▸ **EXERCISE DIRECTIONS**
Begin with the first line below and retype each line exactly through the line containing "minimum width=137.5pt, minimum". Any pictures are to be left out.

▸ **DATASET EXCERPT**

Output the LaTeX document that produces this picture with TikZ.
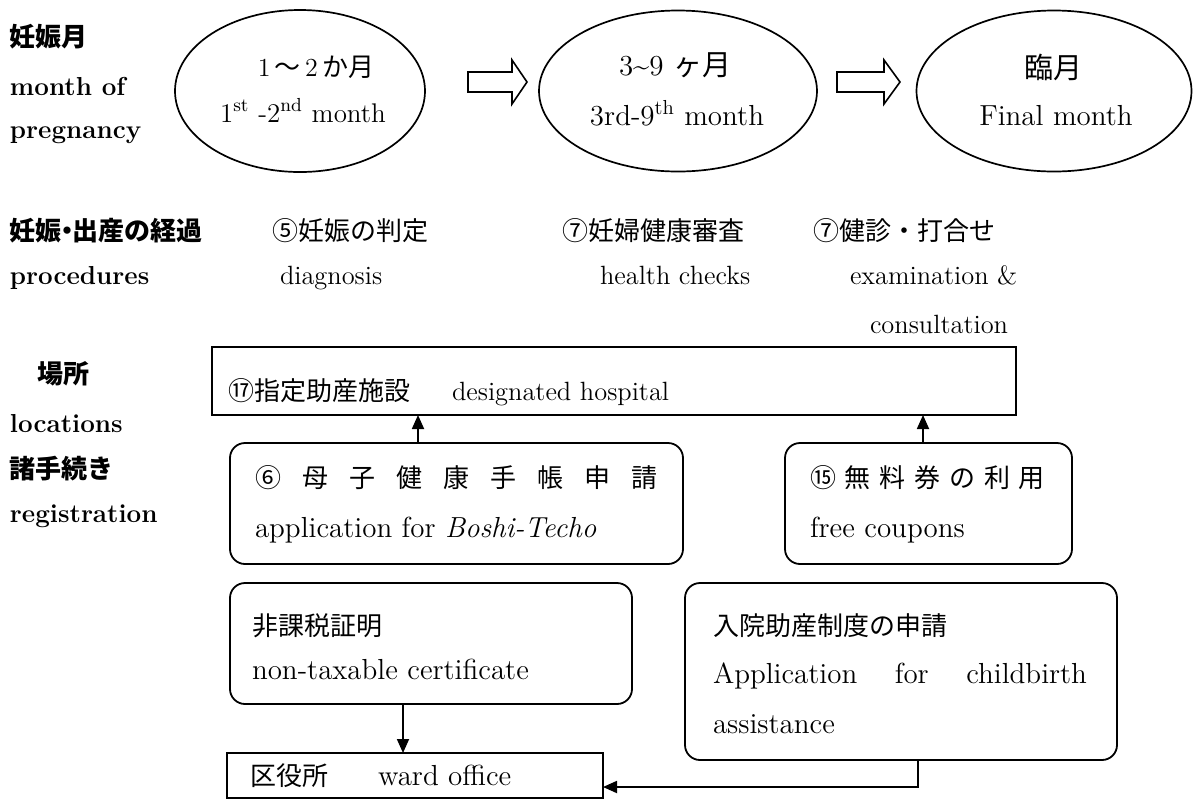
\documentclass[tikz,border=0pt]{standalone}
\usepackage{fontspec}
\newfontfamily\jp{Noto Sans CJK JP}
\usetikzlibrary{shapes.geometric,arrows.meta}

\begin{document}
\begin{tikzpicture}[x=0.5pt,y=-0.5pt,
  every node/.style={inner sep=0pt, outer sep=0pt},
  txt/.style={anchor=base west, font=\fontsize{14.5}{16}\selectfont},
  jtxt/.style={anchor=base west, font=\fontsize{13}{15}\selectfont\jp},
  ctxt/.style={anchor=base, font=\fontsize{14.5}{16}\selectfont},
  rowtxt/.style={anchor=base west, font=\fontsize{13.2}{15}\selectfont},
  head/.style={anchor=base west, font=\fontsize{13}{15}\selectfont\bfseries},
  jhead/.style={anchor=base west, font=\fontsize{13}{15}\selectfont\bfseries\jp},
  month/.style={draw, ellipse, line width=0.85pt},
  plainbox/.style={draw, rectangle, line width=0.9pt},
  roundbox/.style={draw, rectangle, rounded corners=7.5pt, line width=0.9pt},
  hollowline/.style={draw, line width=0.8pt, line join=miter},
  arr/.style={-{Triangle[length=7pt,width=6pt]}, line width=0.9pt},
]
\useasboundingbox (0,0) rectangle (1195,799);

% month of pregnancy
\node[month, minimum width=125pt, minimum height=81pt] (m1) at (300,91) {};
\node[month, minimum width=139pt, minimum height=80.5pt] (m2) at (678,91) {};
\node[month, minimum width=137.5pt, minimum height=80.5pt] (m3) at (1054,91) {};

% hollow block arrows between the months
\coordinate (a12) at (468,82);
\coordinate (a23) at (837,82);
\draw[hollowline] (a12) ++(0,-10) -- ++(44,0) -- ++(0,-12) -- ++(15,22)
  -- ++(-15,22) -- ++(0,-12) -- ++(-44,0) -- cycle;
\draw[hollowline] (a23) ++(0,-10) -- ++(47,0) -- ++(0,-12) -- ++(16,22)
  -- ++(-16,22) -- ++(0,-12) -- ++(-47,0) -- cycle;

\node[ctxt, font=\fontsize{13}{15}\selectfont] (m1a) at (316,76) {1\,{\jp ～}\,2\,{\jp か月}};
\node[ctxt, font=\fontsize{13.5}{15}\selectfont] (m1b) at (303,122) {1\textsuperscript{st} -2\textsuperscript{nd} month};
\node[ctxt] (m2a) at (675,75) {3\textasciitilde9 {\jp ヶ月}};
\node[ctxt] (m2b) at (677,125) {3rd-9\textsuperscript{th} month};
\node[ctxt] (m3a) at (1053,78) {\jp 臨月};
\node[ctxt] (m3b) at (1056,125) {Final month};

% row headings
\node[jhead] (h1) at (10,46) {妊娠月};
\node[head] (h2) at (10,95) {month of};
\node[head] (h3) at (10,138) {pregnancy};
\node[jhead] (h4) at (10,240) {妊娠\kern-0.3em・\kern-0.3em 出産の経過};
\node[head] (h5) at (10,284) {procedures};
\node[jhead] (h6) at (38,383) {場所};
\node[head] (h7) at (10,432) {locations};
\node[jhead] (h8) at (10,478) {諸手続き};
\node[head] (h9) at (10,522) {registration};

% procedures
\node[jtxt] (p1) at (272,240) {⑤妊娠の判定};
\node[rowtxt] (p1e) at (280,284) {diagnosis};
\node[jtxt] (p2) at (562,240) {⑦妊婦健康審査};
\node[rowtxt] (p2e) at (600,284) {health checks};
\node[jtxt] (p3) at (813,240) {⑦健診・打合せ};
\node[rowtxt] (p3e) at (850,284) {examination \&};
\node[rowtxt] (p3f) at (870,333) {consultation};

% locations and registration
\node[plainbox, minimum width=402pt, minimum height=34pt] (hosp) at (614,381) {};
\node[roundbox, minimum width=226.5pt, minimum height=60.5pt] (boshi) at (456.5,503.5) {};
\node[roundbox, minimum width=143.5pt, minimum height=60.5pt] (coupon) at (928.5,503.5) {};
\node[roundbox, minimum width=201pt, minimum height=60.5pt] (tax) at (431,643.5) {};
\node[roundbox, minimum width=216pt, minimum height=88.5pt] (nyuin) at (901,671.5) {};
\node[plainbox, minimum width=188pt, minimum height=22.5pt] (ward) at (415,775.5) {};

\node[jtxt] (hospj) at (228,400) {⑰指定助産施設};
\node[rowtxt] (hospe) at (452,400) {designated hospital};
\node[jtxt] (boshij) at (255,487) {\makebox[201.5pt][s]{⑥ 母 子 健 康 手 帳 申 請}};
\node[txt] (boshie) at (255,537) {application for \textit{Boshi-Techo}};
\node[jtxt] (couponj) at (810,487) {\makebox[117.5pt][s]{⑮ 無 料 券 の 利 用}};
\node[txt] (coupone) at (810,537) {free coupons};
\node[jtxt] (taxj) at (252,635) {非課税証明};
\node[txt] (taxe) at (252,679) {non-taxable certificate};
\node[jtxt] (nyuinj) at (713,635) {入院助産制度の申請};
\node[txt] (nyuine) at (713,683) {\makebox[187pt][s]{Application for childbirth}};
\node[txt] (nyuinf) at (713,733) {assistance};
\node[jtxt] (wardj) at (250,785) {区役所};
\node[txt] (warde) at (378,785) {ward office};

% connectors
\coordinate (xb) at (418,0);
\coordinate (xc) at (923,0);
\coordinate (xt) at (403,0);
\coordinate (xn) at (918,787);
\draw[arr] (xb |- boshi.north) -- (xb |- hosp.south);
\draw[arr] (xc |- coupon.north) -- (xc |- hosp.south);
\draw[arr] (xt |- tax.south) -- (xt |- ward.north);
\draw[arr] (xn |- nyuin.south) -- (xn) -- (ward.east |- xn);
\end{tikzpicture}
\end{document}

▸ **TASK RESULT**
Output the LaTeX document that produces this picture with TikZ.
\documentclass[tikz,border=0pt]{standalone}
\usepackage{fontspec}
\newfontfamily\jp{Noto Sans CJK JP}
\usetikzlibrary{shapes.geometric,arrows.meta}

\begin{document}
\begin{tikzpicture}[x=0.5pt,y=-0.5pt,
  every node/.style={inner sep=0pt, outer sep=0pt},
  txt/.style={anchor=base west, font=\fontsize{14.5}{16}\selectfont},
  jtxt/.style={anchor=base west, font=\fontsize{13}{15}\selectfont\jp},
  ctxt/.style={anchor=base, font=\fontsize{14.5}{16}\selectfont},
  rowtxt/.style={anchor=base west, font=\fontsize{13.2}{15}\selectfont},
  head/.style={anchor=base west, font=\fontsize{13}{15}\selectfont\bfseries},
  jhead/.style={anchor=base west, font=\fontsize{13}{15}\selectfont\bfseries\jp},
  month/.style={draw, ellipse, line width=0.85pt},
  plainbox/.style={draw, rectangle, line width=0.9pt},
  roundbox/.style={draw, rectangle, rounded corners=7.5pt, line width=0.9pt},
  hollowline/.style={draw, line width=0.8pt, line join=miter},
  arr/.style={-{Triangle[length=7pt,width=6pt]}, line width=0.9pt},
]
\useasboundingbox (0,0) rectangle (1195,799);

% month of pregnancy
\node[month, minimum width=125pt, minimum height=81pt] (m1) at (300,91) {};
\node[month, minimum width=139pt, minimum height=80.5pt] (m2) at (678,91) {};
\node[month, minimum width=137.5pt, minimum height=80.5pt] (m3) at (1054,91) {};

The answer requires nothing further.